Keyser noted the challenges of being dropped into a game at the start of the third period.
"It's difficult, I won't lie to you," said Keyser. "But at the end of the day like I said, it's our job to go in there and stop the puck. Whether you're put in in the third period with 10 minutes left or you start the game. That's kind of the approach that I take. I know that I have to be mentally sharp at all times of the games. Especially when you're backing up, you never know what can happen, so you have to be ready the whole time.
"That's kind of the mental approach that I kind of take going into every single game, is that I don't know what's going to happen whether I'm playing or not, so I go and that was kind of just the case tonight."
After a summer focused on improvements, the 6-foot-2 goalie is glad to see the results.

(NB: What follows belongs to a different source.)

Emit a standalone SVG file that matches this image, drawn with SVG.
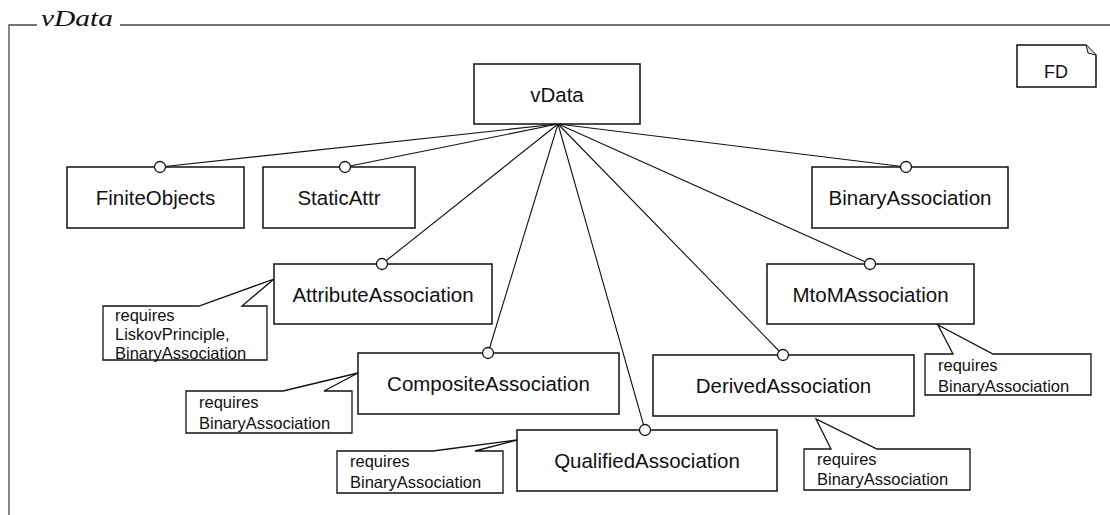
<svg xmlns="http://www.w3.org/2000/svg" width="1110" height="515" viewBox="0 0 1110 515">
  <style>
    .frame { fill: none; stroke: #444; stroke-width: 1.3; }
    .title { font-family: "Liberation Serif", "Times New Roman", serif; font-style: italic; font-size: 23px; fill: #111; }
    .box { fill: #fff; stroke: #111; stroke-width: 1.5; }
    .label { font-family: "Liberation Sans", Arial, sans-serif; font-size: 20.5px; fill: #111; text-anchor: middle; }
    .note { fill: #fff; stroke: #111; stroke-width: 1.3; stroke-linejoin: miter; }
    .ntext { font-family: "Liberation Sans", Arial, sans-serif; font-size: 16.5px; fill: #111; }
    .edge { stroke: #111; stroke-width: 1.1; fill: none; }
    .port { fill: #fff; stroke: #111; stroke-width: 1.3; }
  </style>

  <!-- package frame -->
  <g id="frame">
    <polyline class="frame" points="37,25 9,25 9,515"/>
    <line class="frame" x1="120" y1="25" x2="1110" y2="25"/>
    <text class="title" x="41" y="26" textLength="72" lengthAdjust="spacingAndGlyphs">vData</text>
  </g>

  <!-- FD tag -->
  <g id="fd">
    <path class="box" d="M1017,45 H1086 L1096,55 V87 H1017 Z"/>
    <path d="M1086,45 L1088,53 L1096,55" fill="#ddd" stroke="#111" stroke-width="1"/>
    <text class="label" x="1056" y="78" style="font-size:18px">FD</text>
  </g>

  <!-- connectors from the root feature -->
  <g id="connectors">
    <line class="edge" x1="558" y1="124" x2="160" y2="167"/>
    <line class="edge" x1="558" y1="124" x2="345" y2="167"/>
    <line class="edge" x1="558" y1="124" x2="906" y2="167"/>
    <line class="edge" x1="558" y1="124" x2="382" y2="264"/>
    <line class="edge" x1="558" y1="124" x2="488" y2="353"/>
    <line class="edge" x1="558" y1="124" x2="645" y2="430"/>
    <line class="edge" x1="558" y1="124" x2="783" y2="355"/>
    <line class="edge" x1="558" y1="124" x2="870" y2="264"/>
  </g>

  <g id="vData">
    <rect class="box" x="474" y="64" width="166" height="60"/>
    <text class="label" x="557" y="102">vData</text>
  </g>

  <g id="FiniteObjects">
    <rect class="box" x="67" y="167" width="177" height="61"/>
    <circle class="port" cx="160" cy="167" r="5.5"/>
    <text class="label" x="155.5" y="205">FiniteObjects</text>
  </g>

  <g id="StaticAttr">
    <rect class="box" x="263" y="167" width="152" height="61"/>
    <circle class="port" cx="345" cy="167" r="5.5"/>
    <text class="label" x="339" y="205">StaticAttr</text>
  </g>

  <g id="BinaryAssociation">
    <rect class="box" x="812" y="167" width="196" height="61"/>
    <circle class="port" cx="906" cy="167" r="5.5"/>
    <text class="label" x="910" y="205">BinaryAssociation</text>
  </g>

  <g id="AttributeAssociation">
    <rect class="box" x="274" y="264" width="218" height="60"/>
    <circle class="port" cx="382" cy="264" r="5.5"/>
    <text class="label" x="383" y="302">AttributeAssociation</text>
    <path class="note" d="M103,306 H199 L274,279 L242,306 H267 V360 H103 Z"/>
    <text class="ntext" x="115" y="321">requires</text>
    <text class="ntext" x="115" y="340">LiskovPrinciple,</text>
    <text class="ntext" x="115" y="359">BinaryAssociation</text>
  </g>

  <g id="CompositeAssociation">
    <rect class="box" x="358" y="353" width="261" height="61"/>
    <circle class="port" cx="488" cy="353" r="5.5"/>
    <text class="label" x="488.5" y="391">CompositeAssociation</text>
    <path class="note" d="M186,391 H283 L358,373 L324,391 H352 V433 H186 Z"/>
    <text class="ntext" x="199" y="408">requires</text>
    <text class="ntext" x="199" y="429">BinaryAssociation</text>
  </g>

  <g id="QualifiedAssociation">
    <rect class="box" x="517" y="430" width="260" height="61"/>
    <circle class="port" cx="645" cy="430" r="5.5"/>
    <text class="label" x="647" y="468">QualifiedAssociation</text>
    <path class="note" d="M337,451 H433 L517,440 L475,451 H503 V493 H337 Z"/>
    <text class="ntext" x="350" y="467">requires</text>
    <text class="ntext" x="350" y="488">BinaryAssociation</text>
  </g>

  <g id="DerivedAssociation">
    <rect class="box" x="653" y="355" width="261" height="61"/>
    <circle class="port" cx="783" cy="355" r="5.5"/>
    <text class="label" x="783.5" y="393">DerivedAssociation</text>
    <path class="note" d="M804,449 H831 L816,419 L877,449 H970 V490 H804 Z"/>
    <text class="ntext" x="817" y="465">requires</text>
    <text class="ntext" x="817" y="485">BinaryAssociation</text>
  </g>

  <g id="MtoMAssociation">
    <rect class="box" x="767" y="264" width="207" height="60"/>
    <circle class="port" cx="870" cy="264" r="5.5"/>
    <text class="label" x="870.5" y="302">MtoMAssociation</text>
    <path class="note" d="M925,354 H953 L938,325 L993,354 H1091 V395 H925 Z"/>
    <text class="ntext" x="938" y="371">requires</text>
    <text class="ntext" x="938" y="392">BinaryAssociation</text>
  </g>
</svg>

"I just think that I'm playing my game," said Keyser. "Feeling good about myself and jump starting into the season with some good confidence. I put in a lot of hard work this summer and it feels good to know that it's paid off and there's a lot longer of the season to go. By no means does - I have one and a half and then one period in the end. There's a whole season to go and I have to keep proving night in and night out that I'm the same goalie and that I can do this night in and we want to provide that stability in net and know that when those guys put on the jersey, they're going to know what they're going to get out of you every single game."
Video: Postgame reaction from Chicago
How Swede It Is
On Par Lindholm's third period tally to even the game at 12:49 of the third, there was an added layer of familiarity with his teammate dishing out the helper.

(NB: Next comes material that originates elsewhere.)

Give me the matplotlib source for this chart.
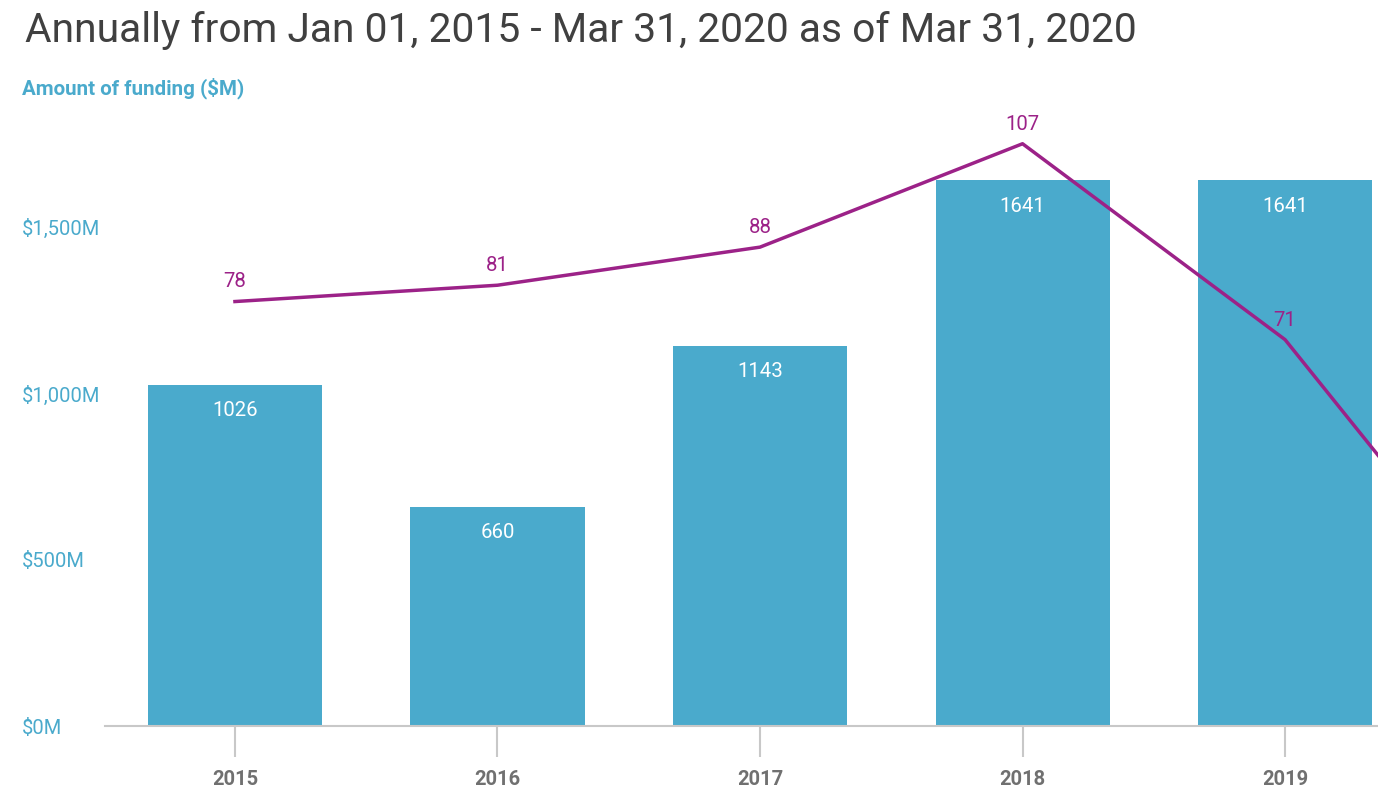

Fellow Swede Oskar Steen broke in with Lindholm on the 2-on-1 and ultimately made the slick feed to set up his countryman.
"He has the ability to make some high-end plays - NHL plays," said Cassidy of Steen. "His release, he sees the ice well, can get around well. For him it's just learning the smaller ice surface, how to close quicker in D-zone. Recognize that he is going to get closed on along the walls…Big strong men in this league and you have to be strong on the puck."
Being strong on the puck is a lesson Steen has learned quickly as he adjusts from the bigger playing surfaces in Sweden.
"You have to be strong on the puck here," said Steen. "You cannot give the puck to the opponent. It's everything to be strong on the puck and get it deep and try to get it to the D and into the net. It's much more simple here. Yeah, I try to adjust to it."
While Steen tries to make the adjustments necessary to succeed in North America, he has someone in his corner who has recently made the same transition.
"He's new to this," said Lindholm, who made the transition across the Atlantic Ocean himself just one year ago. "This is his second game after rookie camp so I think it's harder for him right now than it is for me. I'm trying to get him all the information he can need and help in that way."
Lindholm's play on Saturday gave reason to believe his transition has continued to progress.
"He's a steady player," said Cassidy of Lindhom. "He goes to the right spot. He's around the puck. For him it's getting his confidence back to make plays. I think he tried to find his way in the league last year. Usually, if you're in that survival mode, you want to be good defensively - make sure you don't make mistakes. We just have to bring out a bit of that offense that was in him in the Swedish league a few years ago, but still his calling card will be his penalty killing and his defensive zone play and hopefully make a few plays along the way."
Last season, Lindholm appeared in 65 games for the Toronto Maple Leafs and the Winnipeg Jets. Now he will try to crack a strong Bruins roster.
"It's been really fun," said Lindholm of his time with the Bruins. "The guys are really funny and real fun. I think it's a really good group and especially the leaders. This team is really good, all the players, younger and older and me. I'm happy with that."
Fitzgerald Tallies: The Bruins 2013 4th round pick is entering his third full season as a professional, and his comfort at this level was evident against Chicago. After the Bruins were awarded a penalty shot when a Blackhawks player covered the puck in the crease, Fitzgerald got the nod for Bruins. The Boston College graduate calmly weaved in and slotted a shot low blocker to get the Bruins on the board.
"He's competing for a spot," said Cassidy. "He's had a real good first year in Providence. Last year ran into some injury problems. I don't know if he got his traction for the whole year. He's battling with the other guys. You know what our lineup looks like. I think we were looking at the end of last year, can we add some size and obviously that works against him. He obviously has the talent; he can make plays and see the ice. If he does end up in Providence because of the numbers, he's a guy that would have to play to his strength and look to replace a skill guy."
McAvoy, Grzelcyk, Carlo Preseason Update: Bruins head coach Bruce Cassidy noted after the game that the trio of defenseman would likely appear in two of the remaining three preseason contests. He noted that Grzelcyk will likely not play in Monday's tilt against the Devils, while one of either McAvoy or Carlo will be in the lineup.